In regions I’ve worked with it is rare for the public sector actors to communicate, let alone coordinate across their different responsibilities. And it is even rarer for the public and private sectors to communicate well. A natural disaster can be the breakthrough needed – but at a price. Even communication and collaboration amongst businesses is rare, though a home-grown business cluster, driven by local business owners looking to get more out of collaborating somehow, is often invisible. So the challenge is to improve cross-actor communication, but not by trying to control that communication, and not by getting in the way of things that might be invisible but working quite well.

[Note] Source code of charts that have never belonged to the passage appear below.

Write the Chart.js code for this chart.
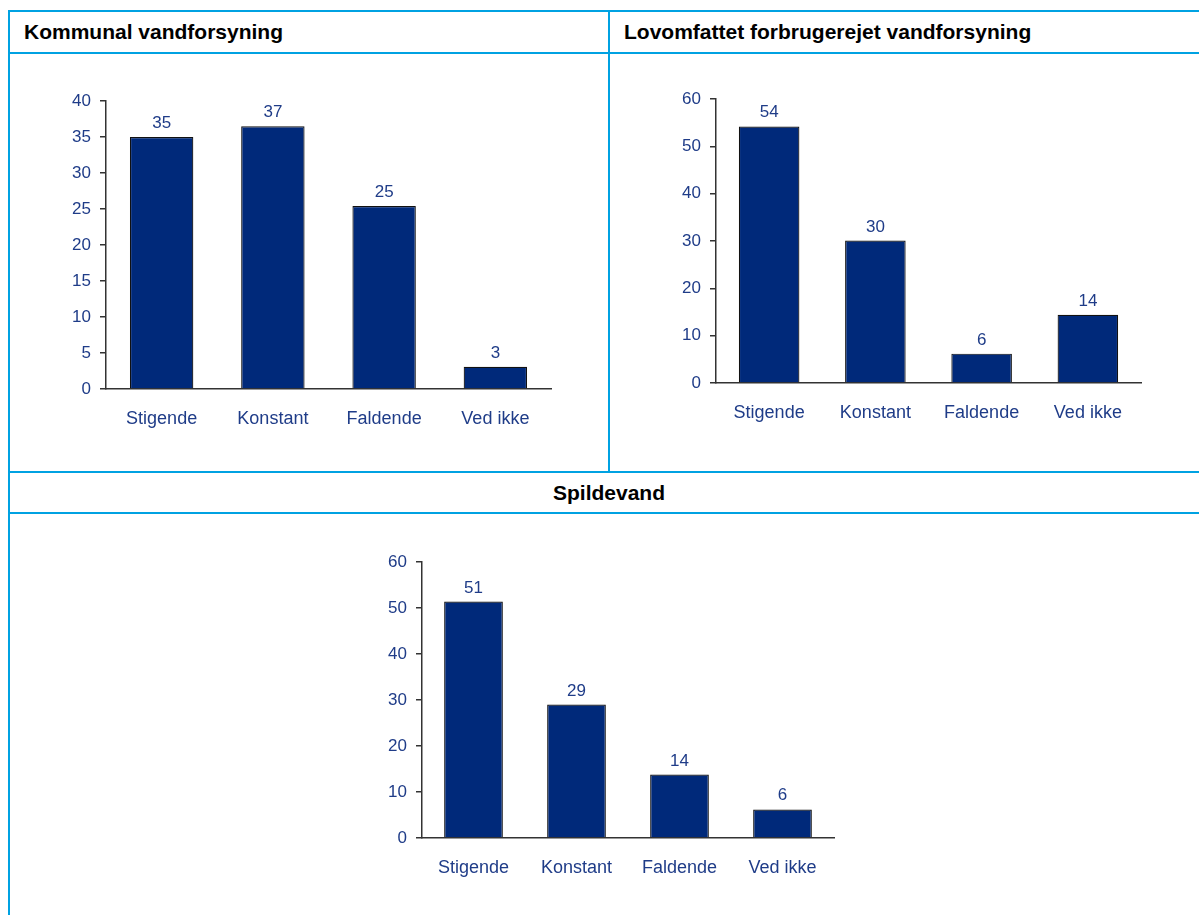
<!DOCTYPE html>
<html>
<head>
<meta charset="UTF-8">
<title>Vandforsyning og spildevand</title>
<script src="https://cdn.jsdelivr.net/npm/chart.js@4.4.4/dist/chart.umd.min.js"></script>
<style>
body { margin:0; background:#fff; font-family:"Liberation Sans", Arial, sans-serif; }
#page { position:relative; width:1199px; height:915px; overflow:hidden; }
.line { position:absolute; background:#00a2e2; }
.head { position:absolute; font-weight:bold; font-size:21px; color:#000; height:40px; line-height:40px; white-space:nowrap; }
canvas { position:absolute; }
</style>
<script>
// data
const categories = ['Stigende', 'Konstant', 'Faldende', 'Ved ikke'];
const kommunalValues = [35.0, 36.5, 25.4, 3.1];
const lovomfattetValues = [54.2, 30.1, 6.2, 14.4];
const spildevandValues = [51.4, 29.0, 13.8, 6.2];
const kommunalAxis = [0, 40, 5];     // min, max, step
const otherAxis = [0, 60, 10];

const navy = '#1f3c88';
const barColor = '#00297a';

// value labels above each bar
const valueLabels = {
  id: 'valueLabels',
  afterDatasetsDraw(chart) {
    const ctx = chart.ctx;
    const meta = chart.getDatasetMeta(0);
    ctx.save();
    ctx.font = '17px "Liberation Sans", Arial, sans-serif';
    ctx.fillStyle = navy;
    ctx.textAlign = 'center';
    ctx.textBaseline = 'alphabetic';
    meta.data.forEach((bar, i) => {
      const v = chart.data.datasets[0].data[i];
      ctx.fillText(Math.round(v), bar.x, bar.y - 9);
    });
    ctx.restore();
  }
};

// area = [left, top, right, bottom] of the plot area on the page
function makeChart(id, values, axis, area) {
  const padL = 70, padT = 25, padR = 15, padB = 50;
  const cv = document.getElementById(id);
  const w = area[2] - area[0] + padL + padR;
  const h = area[3] - area[1] + padT + padB;
  cv.style.left = (area[0] - padL) + 'px';
  cv.style.top = (area[1] - padT) + 'px';
  cv.width = w; cv.height = h;
  cv.style.width = w + 'px'; cv.style.height = h + 'px';

  return new Chart(cv.getContext('2d'), {
    type: 'bar',
    data: {
      labels: categories,
      datasets: [{
        data: values,
        backgroundColor: barColor,
        borderColor: '#111',
        borderWidth: 1.2,
        barPercentage: 0.57,
        categoryPercentage: 1
      }]
    },
    options: {
      responsive: false,
      animation: false,
      layout: { padding: { left: 0, top: padT, right: padR, bottom: 0 } },
      plugins: { legend: { display: false }, tooltip: { enabled: false } },
      scales: {
        x: {
          grid: { display: true, drawOnChartArea: false, drawTicks: false },
          border: { display: true, color: '#333', width: 1.5 },
          ticks: { color: navy, padding: 19, font: { size: 18, family: '"Liberation Sans", Arial, sans-serif' } },
          afterFit(s) { s.height = padB; }
        },
        y: {
          min: axis[0], max: axis[1],
          grid: { display: true, drawOnChartArea: false, drawTicks: true, tickLength: 6, color: '#333', lineWidth: 1.5 },
          border: { display: true, color: '#333', width: 1.5 },
          ticks: { stepSize: axis[2], color: navy, padding: 9, font: { size: 17, family: '"Liberation Sans", Arial, sans-serif' } },
          afterFit(s) { s.width = padL; }
        }
      }
    },
    plugins: [valueLabels]
  });
}

window.addEventListener('load', function () {
  makeChart('chart1', kommunalValues, kommunalAxis, [106, 101, 551, 389]);
  makeChart('chart2', lovomfattetValues, otherAxis, [716, 99, 1141, 383]);
  makeChart('chart3', spildevandValues, otherAxis, [422, 562, 834, 838]);
});
</script>
</head>
<body>
<div id="page">
  <div class="line" style="left:8px; top:10px; width:1300px; height:2px;"></div>
  <div class="line" style="left:8px; top:10px; width:2px; height:1000px;"></div>
  <div class="line" style="left:8px; top:52px; width:1300px; height:2px;"></div>
  <div class="line" style="left:608px; top:10px; width:2px; height:463px;"></div>
  <div class="line" style="left:8px; top:471px; width:1300px; height:2px;"></div>
  <div class="line" style="left:8px; top:512px; width:1300px; height:2px;"></div>

  <div class="head" style="left:24px; top:12px;">Kommunal vandforsyning</div>
  <div class="head" style="left:624px; top:12px;">Lovomfattet forbrugerejet vandforsyning</div>
  <div class="head" style="left:10px; top:473px; width:1198px; text-align:center;">Spildevand</div>

  <canvas id="chart1"></canvas>
  <canvas id="chart2"></canvas>
  <canvas id="chart3"></canvas>
</div>
</body>
</html>
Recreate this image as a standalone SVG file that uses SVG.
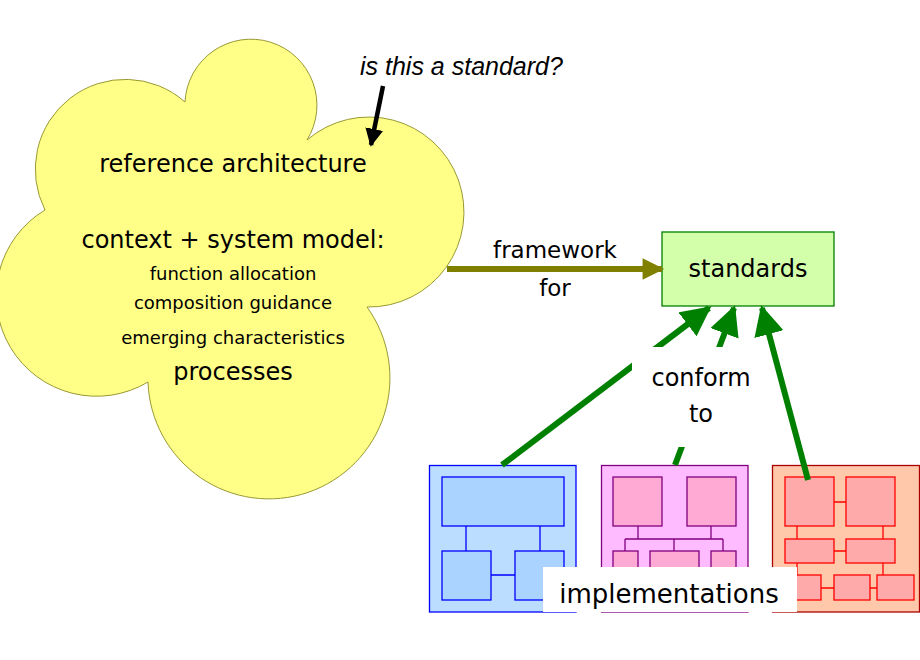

The OECD work notes that there is a perception (especially in Europe) that policies should either be pro-equity or pro-efficiency, and that a tradeoff is inevitable. This reflects the political view that some regions need to be helped because they are falling behind (pro-equity) while others, if helped, have the capacity to grow faster and contribute to wider economic growth ambitions (pro-efficiency). But the report found that in fact, given the relatively small and now well-understood set of drivers noted above, national governments can and should promote growth in all regions. Cross regional collaboration seems to help neighbouring regions grow as well. And in fact, the OECD notes, it is not just up to government to drive growth anyway, and it acknowledges that local action is at least as important as the national handout.
“Regions should promote their own growth by mobilising local assets and resources so as to capitalise on their specific competitive advantages, rather than depending on national transfers and subsidies to help them grow.”
These are good lessons for Australia, well researched and well-documented. The findings are particularly timely as our new national government starts to come to grips with the challenges of supporting growth in regional Australia – moving beyond election-winning headline grabbers about ‘developing the north’ to actually influencing and stimulating growth in Australia’s regions.